## Raw data
- - - - -
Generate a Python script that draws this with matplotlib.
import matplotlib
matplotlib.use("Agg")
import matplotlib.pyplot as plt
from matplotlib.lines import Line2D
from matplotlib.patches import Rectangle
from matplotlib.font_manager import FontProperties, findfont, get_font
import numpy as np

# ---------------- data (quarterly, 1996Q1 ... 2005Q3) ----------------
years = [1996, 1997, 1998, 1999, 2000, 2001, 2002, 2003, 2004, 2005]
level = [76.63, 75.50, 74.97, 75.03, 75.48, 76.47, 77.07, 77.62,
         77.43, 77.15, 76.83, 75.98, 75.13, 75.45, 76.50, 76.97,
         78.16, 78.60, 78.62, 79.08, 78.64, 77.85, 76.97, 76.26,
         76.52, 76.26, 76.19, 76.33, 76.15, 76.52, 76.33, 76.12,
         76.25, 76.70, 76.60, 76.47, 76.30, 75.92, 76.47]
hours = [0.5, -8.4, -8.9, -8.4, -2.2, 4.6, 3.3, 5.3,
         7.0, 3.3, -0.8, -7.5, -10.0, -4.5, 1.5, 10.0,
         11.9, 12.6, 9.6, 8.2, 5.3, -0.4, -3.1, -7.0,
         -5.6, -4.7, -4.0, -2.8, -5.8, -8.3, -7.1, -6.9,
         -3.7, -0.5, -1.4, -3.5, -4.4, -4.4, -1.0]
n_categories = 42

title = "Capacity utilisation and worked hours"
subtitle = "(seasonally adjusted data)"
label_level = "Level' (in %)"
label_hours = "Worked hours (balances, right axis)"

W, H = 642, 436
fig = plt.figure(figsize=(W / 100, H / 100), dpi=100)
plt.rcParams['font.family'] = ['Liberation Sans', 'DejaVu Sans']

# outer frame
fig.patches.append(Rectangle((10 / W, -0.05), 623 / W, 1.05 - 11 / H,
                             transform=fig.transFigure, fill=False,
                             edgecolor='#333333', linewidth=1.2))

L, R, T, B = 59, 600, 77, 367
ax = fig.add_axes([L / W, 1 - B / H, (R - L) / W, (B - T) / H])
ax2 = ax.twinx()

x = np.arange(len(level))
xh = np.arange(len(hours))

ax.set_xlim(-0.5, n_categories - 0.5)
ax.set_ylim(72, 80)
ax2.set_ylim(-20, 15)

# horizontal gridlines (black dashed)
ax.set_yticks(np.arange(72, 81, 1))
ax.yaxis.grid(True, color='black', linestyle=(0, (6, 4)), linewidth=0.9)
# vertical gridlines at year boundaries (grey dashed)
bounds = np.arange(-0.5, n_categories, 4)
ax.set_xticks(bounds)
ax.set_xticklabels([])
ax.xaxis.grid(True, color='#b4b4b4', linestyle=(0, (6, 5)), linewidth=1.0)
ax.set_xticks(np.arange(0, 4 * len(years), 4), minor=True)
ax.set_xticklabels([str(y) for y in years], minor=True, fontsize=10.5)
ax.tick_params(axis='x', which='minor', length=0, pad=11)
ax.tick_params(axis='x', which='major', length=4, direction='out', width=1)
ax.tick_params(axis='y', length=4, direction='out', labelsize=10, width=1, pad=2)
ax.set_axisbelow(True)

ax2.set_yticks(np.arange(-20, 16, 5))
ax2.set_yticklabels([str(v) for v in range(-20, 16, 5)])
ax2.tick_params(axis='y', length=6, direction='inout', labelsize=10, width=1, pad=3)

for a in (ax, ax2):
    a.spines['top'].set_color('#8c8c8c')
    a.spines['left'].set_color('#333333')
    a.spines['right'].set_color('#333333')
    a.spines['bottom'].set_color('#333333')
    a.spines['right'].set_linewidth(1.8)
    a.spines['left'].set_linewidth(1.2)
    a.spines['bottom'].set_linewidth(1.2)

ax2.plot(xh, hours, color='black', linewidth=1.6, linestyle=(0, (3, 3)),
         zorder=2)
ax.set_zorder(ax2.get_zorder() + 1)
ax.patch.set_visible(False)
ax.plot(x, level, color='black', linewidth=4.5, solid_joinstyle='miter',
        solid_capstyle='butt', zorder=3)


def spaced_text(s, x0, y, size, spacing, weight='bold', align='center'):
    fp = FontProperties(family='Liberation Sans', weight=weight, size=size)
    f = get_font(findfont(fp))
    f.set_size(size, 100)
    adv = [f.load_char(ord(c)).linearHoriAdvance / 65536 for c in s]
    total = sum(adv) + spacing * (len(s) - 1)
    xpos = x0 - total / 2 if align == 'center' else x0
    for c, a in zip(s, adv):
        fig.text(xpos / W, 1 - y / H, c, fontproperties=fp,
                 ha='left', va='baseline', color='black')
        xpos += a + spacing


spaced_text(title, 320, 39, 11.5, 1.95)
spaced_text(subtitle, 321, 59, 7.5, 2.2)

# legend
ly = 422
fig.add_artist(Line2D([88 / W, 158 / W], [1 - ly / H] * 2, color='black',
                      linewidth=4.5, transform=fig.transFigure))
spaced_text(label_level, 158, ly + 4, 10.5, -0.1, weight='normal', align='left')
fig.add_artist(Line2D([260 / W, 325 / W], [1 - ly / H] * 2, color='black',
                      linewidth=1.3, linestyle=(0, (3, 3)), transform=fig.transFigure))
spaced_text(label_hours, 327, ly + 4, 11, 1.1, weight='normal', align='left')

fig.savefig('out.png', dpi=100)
- - - - -
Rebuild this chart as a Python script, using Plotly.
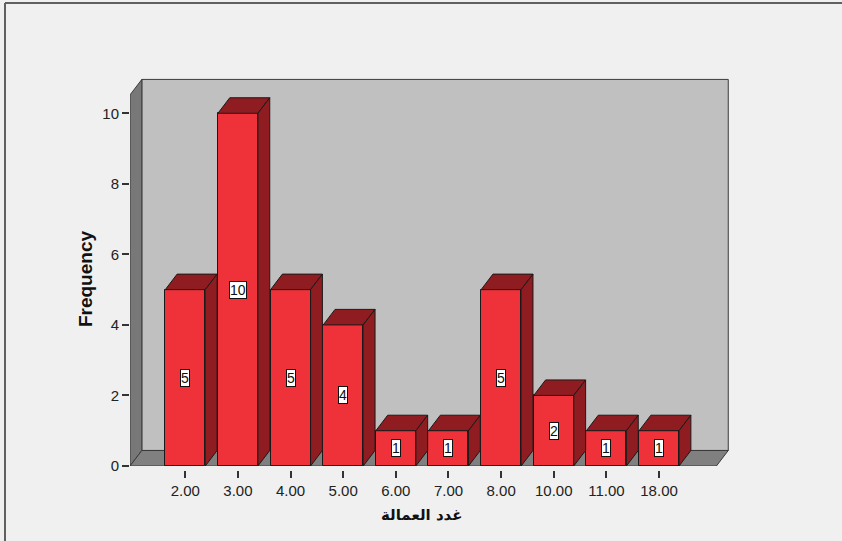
- - - - -
## What you are asked to do
Using the entries above, extract exactly the span from the line with "Generate a Python" to the line with "import numpy as np", both lines included; leave out everything else.

## Task answer
Generate a Python script that draws this with matplotlib.
import matplotlib
matplotlib.use("Agg")
import matplotlib.pyplot as plt
from matplotlib.lines import Line2D
from matplotlib.patches import Rectangle
from matplotlib.font_manager import FontProperties, findfont, get_font
import numpy as np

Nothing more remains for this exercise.